— Start —

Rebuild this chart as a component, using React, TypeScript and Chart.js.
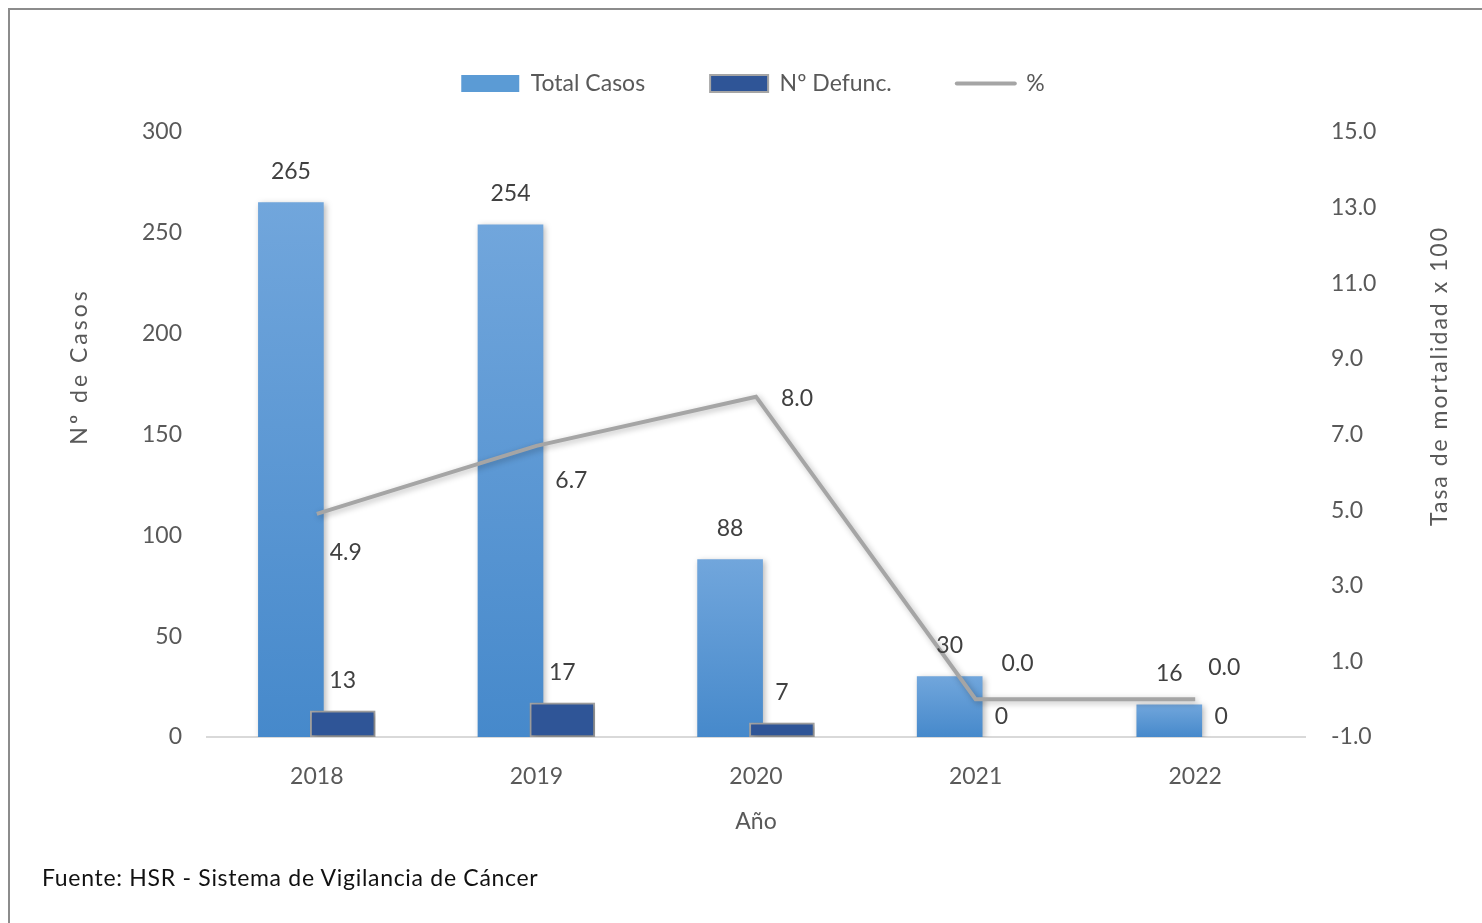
import React, { useEffect, useRef } from 'react';
import { Chart, registerables } from 'chart.js';

Chart.register(...registerables);

const years = ['2018', '2019', '2020', '2021', '2022'];
const totalCasos = [265, 254, 88, 30, 16];
const defunciones = [13, 17, 7, 0, 0];
const porcentaje = [4.9, 6.7, 8.0, 0.0, 0.0];
const leftAxis = { min: 0, max: 300, step: 50 };
const rightAxis = { min: -1, max: 15, step: 2 };
const seriesNames = ['Total Casos', 'Nº Defunc.', '%'];

const FONT = 'Lato, "Open Sans", sans-serif';
const TEXT = '#595959';
const LABEL = '#404040';
const BAR_SHIFT = 0.118;
const PCT_LABEL_OFFSETS = [
  [29, 39],
  [35, 35],
  [41, 2],
  [42, -36],
  [29, -32],
];

const shadowPlugin = {
  id: 'softShadow',
  beforeDatasetDraw(chart: any) {
    const ctx = chart.ctx;
    ctx.save();
    ctx.shadowColor = 'rgba(0,0,0,0.28)';
    ctx.shadowBlur = 6;
    ctx.shadowOffsetX = 2;
    ctx.shadowOffsetY = 2;
  },
  afterDatasetDraw(chart: any) {
    chart.ctx.restore();
  },
};

const labelPlugin = {
  id: 'valueLabels',
  afterDatasetsDraw(chart: any) {
    const ctx = chart.ctx;
    ctx.save();
    ctx.font = `23px ${FONT}`;
    ctx.fillStyle = LABEL;
    ctx.textAlign = 'center';
    ctx.textBaseline = 'middle';
    const m0 = chart.getDatasetMeta(0);
    m0.data.forEach((el: any, i: number) => {
      ctx.fillText(String(totalCasos[i]), el.x, el.y - 31);
    });
    const m1 = chart.getDatasetMeta(1);
    m1.data.forEach((el: any, i: number) => {
      const dy = defunciones[i] === 0 ? 20 : 30;
      ctx.fillText(String(defunciones[i]), el.x, el.y - dy);
    });
    const m2 = chart.getDatasetMeta(2);
    m2.data.forEach((el: any, i: number) => {
      const [dx, dy] = PCT_LABEL_OFFSETS[i];
      ctx.fillText(porcentaje[i].toFixed(1), el.x + dx, el.y + dy);
    });
    ctx.restore();
  },
  afterDraw(chart: any) {
    const ctx = chart.ctx;
    const drawRot = (text: string, x: number, y: number, spacing: number) => {
      ctx.save();
      ctx.font = `23px ${FONT}`;
      ctx.fillStyle = TEXT;
      ctx.textAlign = 'center';
      ctx.textBaseline = 'middle';
      (ctx as any).letterSpacing = `${spacing}px`;
      ctx.translate(x, y);
      ctx.rotate(-Math.PI / 2);
      ctx.fillText(text, spacing / 2, 0);
      ctx.restore();
    };
    drawRot('Nº de Casos', 80, 368, 3);
    drawRot('Tasa de mortalidad x 100', 1440, 377, 2);
  },
};

export default function App() {
  const ref = useRef<HTMLCanvasElement | null>(null);

  useEffect(() => {
    if (!ref.current) return;
    const font = { family: FONT, size: 23 };
    const chart = new Chart(ref.current, {
      type: 'bar',
      data: {
        datasets: [
          {
            type: 'bar',
            label: seriesNames[0],
            data: totalCasos.map((v, i) => ({ x: i - BAR_SHIFT, y: v })),
            yAxisID: 'y',
            order: 2,
            grouped: false,
            barThickness: 65,
            borderWidth: 0,
            backgroundColor: (c: any) => {
              const chart = c.chart;
              const ys = chart.scales?.y;
              if (c.type !== 'data' || !ys || !c.parsed) return '#5B9BD5';
              const top = ys.getPixelForValue(c.parsed.y);
              const base = ys.getPixelForValue(0);
              if (!isFinite(top) || !isFinite(base) || top === base) return '#71A6DC';
              const g = chart.ctx.createLinearGradient(0, top, 0, base);
              g.addColorStop(0, '#71A6DC');
              g.addColorStop(1, '#4689CB');
              return g;
            },
          } as any,
          {
            type: 'bar',
            label: seriesNames[1],
            data: defunciones.map((v, i) => ({ x: i + BAR_SHIFT, y: v })),
            yAxisID: 'y',
            order: 1,
            grouped: false,
            barThickness: 65,
            backgroundColor: '#2F5597',
            borderColor: '#A5A5A5',
            borderWidth: 2,
            borderSkipped: false,
          } as any,
          {
            type: 'line',
            label: seriesNames[2],
            data: porcentaje.map((v, i) => ({ x: i, y: v })),
            yAxisID: 'y1',
            order: 0,
            borderColor: '#A5A5A5',
            backgroundColor: '#A5A5A5',
            borderWidth: 4,
            pointRadius: 0,
            tension: 0,
            fill: false,
          } as any,
        ],
      },
      options: {
        animation: false,
        responsive: false,
        devicePixelRatio: 1,
        events: [],
        layout: { padding: { top: 7, bottom: 66, left: 24, right: 0 } },
        plugins: {
          tooltip: { enabled: false },
          title: {
            display: true,
            text: '',
            weight: 500,
            font: { size: 1, lineHeight: 1 },
            padding: { top: 26, bottom: 0 },
          },
          legend: {
            position: 'top',
            maxHeight: 123,
            labels: {
              font,
              color: TEXT,
              usePointStyle: true,
              pointStyleWidth: 58,
              boxWidth: 58,
              boxHeight: 17,
              padding: 65,
              generateLabels: (ch: any) =>
                ch.data.datasets.map((ds: any, i: number) => ({
                  text: ds.label,
                  datasetIndex: i,
                  hidden: false,
                  fontColor: TEXT,
                  fillStyle: i === 0 ? '#5B9BD5' : i === 1 ? '#2F5597' : '#A5A5A5',
                  strokeStyle: i === 0 ? 'rgba(0,0,0,0)' : '#A5A5A5',
                  lineWidth: i === 0 ? 0 : i === 1 ? 2 : 4,
                  lineCap: i === 2 ? 'round' : 'butt',
                  pointStyle: i === 2 ? 'line' : 'rect',
                })),
            },
          },
        },
        scales: {
          x: {
            type: 'linear',
            min: -0.5,
            max: years.length - 0.5,
            offset: false,
            grid: { display: false },
            border: { display: true, color: '#D9D9D9', width: 2 },
            afterBuildTicks: (s: any) => {
              s.ticks = years.map((_, i) => ({ value: i }));
            },
            afterFit: (s: any) => {
              s.height = 120;
            },
            ticks: {
              callback: (v: any) => years[v] ?? '',
              font,
              color: TEXT,
              padding: 18,
              autoSkip: false,
              maxRotation: 0,
            },
            title: {
              display: true,
              text: 'Año',
              font,
              color: TEXT,
              padding: { top: 0, bottom: 22 },
            },
          },
          y: {
            position: 'left',
            min: leftAxis.min,
            max: leftAxis.max,
            grid: { display: false },
            border: { display: false },
            afterFit: (s: any) => {
              s.width = 183;
            },
            ticks: { stepSize: leftAxis.step, font, color: TEXT, padding: 17 },
          },
          y1: {
            position: 'right',
            min: rightAxis.min,
            max: rightAxis.max,
            grid: { display: false },
            border: { display: false },
            afterFit: (s: any) => {
              s.width = 177;
            },
            ticks: {
              stepSize: rightAxis.step,
              font,
              color: TEXT,
              padding: 18,
              callback: (v: any) => Number(v).toFixed(1),
            },
          },
        },
      } as any,
      plugins: [shadowPlugin, labelPlugin],
    });
    return () => chart.destroy();
  }, []);

  return (
    <div>
      <div
        style={{
          position: 'fixed',
          left: 8,
          top: 8,
          width: 1474,
          height: 915,
          borderTop: '2px solid #8C8C8C',
          borderLeft: '2px solid #8C8C8C',
          boxSizing: 'border-box',
          background: '#fff',
        }}
      />
      <canvas
        ref={ref}
        width={1482}
        height={923}
        style={{ position: 'fixed', left: 0, top: 0, width: 1482, height: 923 }}
      />
      <div
        style={{
          position: 'fixed',
          left: 42,
          top: 864,
          fontFamily: FONT,
          fontSize: 23,
          lineHeight: '26px',
          letterSpacing: '0.7px',
          color: '#111',
          whiteSpace: 'nowrap',
        }}
      >
        Fuente: HSR - Sistema de Vigilancia de Cáncer
      </div>
    </div>
  );
}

— End —

■ **WHAT IS EXPECTED**
In the data above, please extract the lines from the first one through the line with "Chart.register(...registerables);", exactly, and keep pictures out.

■ **SOLUTION FOR THIS EXERCISE**
Rebuild this chart as a component, using React, TypeScript and Chart.js.
import React, { useEffect, useRef } from 'react';
import { Chart, registerables } from 'chart.js';

Chart.register(...registerables);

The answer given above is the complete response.